Requirement: Every line below that includes "this" counts toward the total. Report that total alone.

Rows:
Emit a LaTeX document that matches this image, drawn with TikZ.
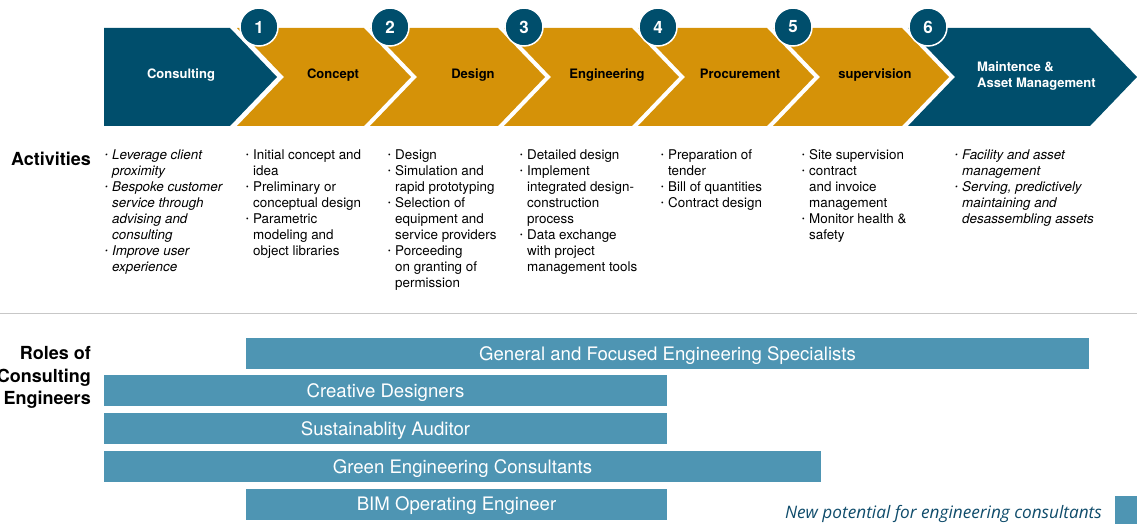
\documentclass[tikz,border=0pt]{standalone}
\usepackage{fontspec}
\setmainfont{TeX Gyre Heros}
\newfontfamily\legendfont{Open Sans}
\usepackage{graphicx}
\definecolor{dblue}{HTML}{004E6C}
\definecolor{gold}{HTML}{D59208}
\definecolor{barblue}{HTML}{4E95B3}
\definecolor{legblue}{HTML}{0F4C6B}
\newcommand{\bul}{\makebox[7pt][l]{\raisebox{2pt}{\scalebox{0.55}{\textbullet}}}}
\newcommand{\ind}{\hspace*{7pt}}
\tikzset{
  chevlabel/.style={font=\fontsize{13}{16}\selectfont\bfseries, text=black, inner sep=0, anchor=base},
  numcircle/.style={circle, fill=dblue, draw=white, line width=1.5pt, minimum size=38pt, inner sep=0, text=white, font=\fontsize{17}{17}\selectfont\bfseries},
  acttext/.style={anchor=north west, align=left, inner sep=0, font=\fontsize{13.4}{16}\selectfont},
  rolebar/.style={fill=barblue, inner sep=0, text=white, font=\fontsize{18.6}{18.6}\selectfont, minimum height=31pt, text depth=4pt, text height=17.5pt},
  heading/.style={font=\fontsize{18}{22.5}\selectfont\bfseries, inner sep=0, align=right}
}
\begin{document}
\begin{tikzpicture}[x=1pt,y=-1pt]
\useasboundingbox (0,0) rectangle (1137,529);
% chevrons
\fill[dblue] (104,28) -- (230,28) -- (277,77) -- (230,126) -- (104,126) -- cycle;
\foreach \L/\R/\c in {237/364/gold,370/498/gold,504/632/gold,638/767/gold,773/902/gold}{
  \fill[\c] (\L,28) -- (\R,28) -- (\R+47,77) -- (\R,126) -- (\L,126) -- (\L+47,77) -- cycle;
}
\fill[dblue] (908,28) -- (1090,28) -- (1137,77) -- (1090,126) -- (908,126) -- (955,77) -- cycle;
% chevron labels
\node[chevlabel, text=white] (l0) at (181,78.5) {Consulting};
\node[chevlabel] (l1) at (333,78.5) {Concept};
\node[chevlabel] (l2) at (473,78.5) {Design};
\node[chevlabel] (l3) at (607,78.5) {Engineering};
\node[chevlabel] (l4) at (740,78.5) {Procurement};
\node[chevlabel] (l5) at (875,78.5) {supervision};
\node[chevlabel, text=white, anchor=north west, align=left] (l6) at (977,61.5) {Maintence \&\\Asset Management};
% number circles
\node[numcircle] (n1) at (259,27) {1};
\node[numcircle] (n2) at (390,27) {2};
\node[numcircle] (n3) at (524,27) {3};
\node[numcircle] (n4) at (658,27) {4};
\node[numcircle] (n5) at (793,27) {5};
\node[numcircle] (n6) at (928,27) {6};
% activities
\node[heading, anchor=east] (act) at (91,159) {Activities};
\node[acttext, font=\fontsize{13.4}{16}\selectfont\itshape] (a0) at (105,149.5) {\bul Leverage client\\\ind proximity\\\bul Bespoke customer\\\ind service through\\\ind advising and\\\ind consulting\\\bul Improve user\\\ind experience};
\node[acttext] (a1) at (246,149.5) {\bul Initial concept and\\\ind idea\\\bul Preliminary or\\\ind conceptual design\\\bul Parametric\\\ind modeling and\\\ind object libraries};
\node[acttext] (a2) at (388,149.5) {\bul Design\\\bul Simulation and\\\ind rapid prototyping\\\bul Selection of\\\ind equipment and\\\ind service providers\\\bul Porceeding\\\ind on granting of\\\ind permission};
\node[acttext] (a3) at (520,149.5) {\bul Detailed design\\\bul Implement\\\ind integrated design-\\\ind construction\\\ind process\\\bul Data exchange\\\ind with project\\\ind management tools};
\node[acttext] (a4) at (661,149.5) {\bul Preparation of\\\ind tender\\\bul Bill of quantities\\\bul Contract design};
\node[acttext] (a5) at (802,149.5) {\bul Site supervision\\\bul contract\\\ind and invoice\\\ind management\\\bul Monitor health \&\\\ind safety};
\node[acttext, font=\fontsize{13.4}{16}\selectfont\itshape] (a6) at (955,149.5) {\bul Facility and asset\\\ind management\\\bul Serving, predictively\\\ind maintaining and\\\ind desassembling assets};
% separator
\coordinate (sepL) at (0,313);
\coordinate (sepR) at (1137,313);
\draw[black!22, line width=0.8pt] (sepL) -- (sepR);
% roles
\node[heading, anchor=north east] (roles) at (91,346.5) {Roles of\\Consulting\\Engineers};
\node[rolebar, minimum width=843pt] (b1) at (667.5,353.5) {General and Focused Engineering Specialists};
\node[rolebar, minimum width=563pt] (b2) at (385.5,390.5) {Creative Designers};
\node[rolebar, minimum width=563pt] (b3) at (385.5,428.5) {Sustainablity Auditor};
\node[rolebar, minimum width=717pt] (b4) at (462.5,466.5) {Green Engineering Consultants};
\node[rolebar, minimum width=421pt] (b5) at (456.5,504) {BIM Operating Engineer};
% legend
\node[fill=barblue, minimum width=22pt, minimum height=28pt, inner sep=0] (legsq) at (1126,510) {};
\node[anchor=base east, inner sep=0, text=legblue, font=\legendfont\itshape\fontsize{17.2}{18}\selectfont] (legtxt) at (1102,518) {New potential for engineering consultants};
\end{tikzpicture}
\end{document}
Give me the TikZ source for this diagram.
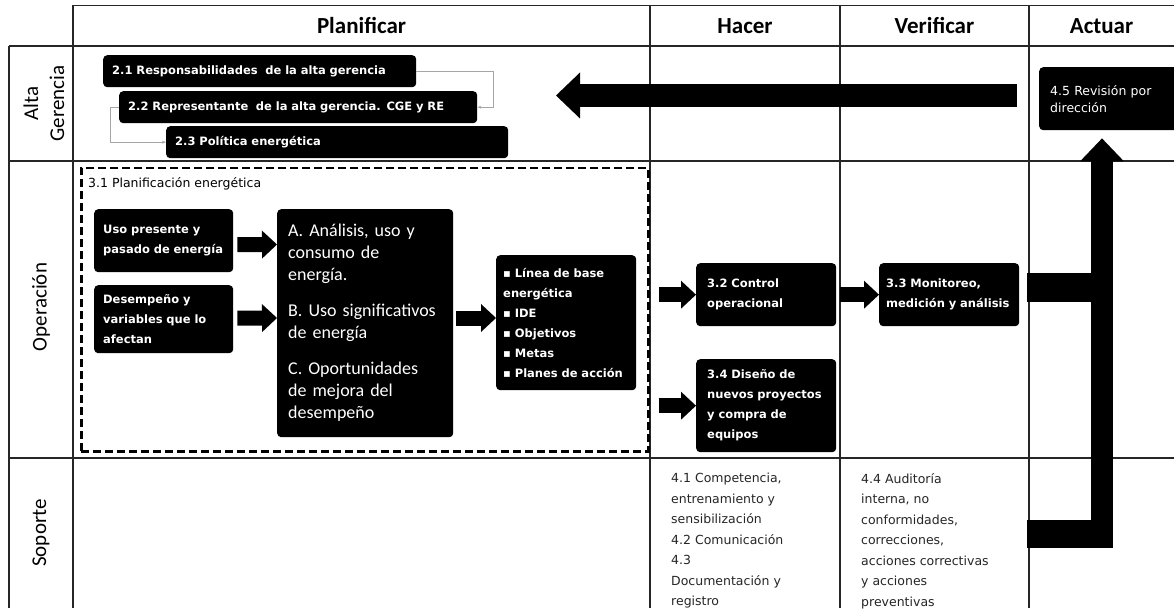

Completed exercise: 2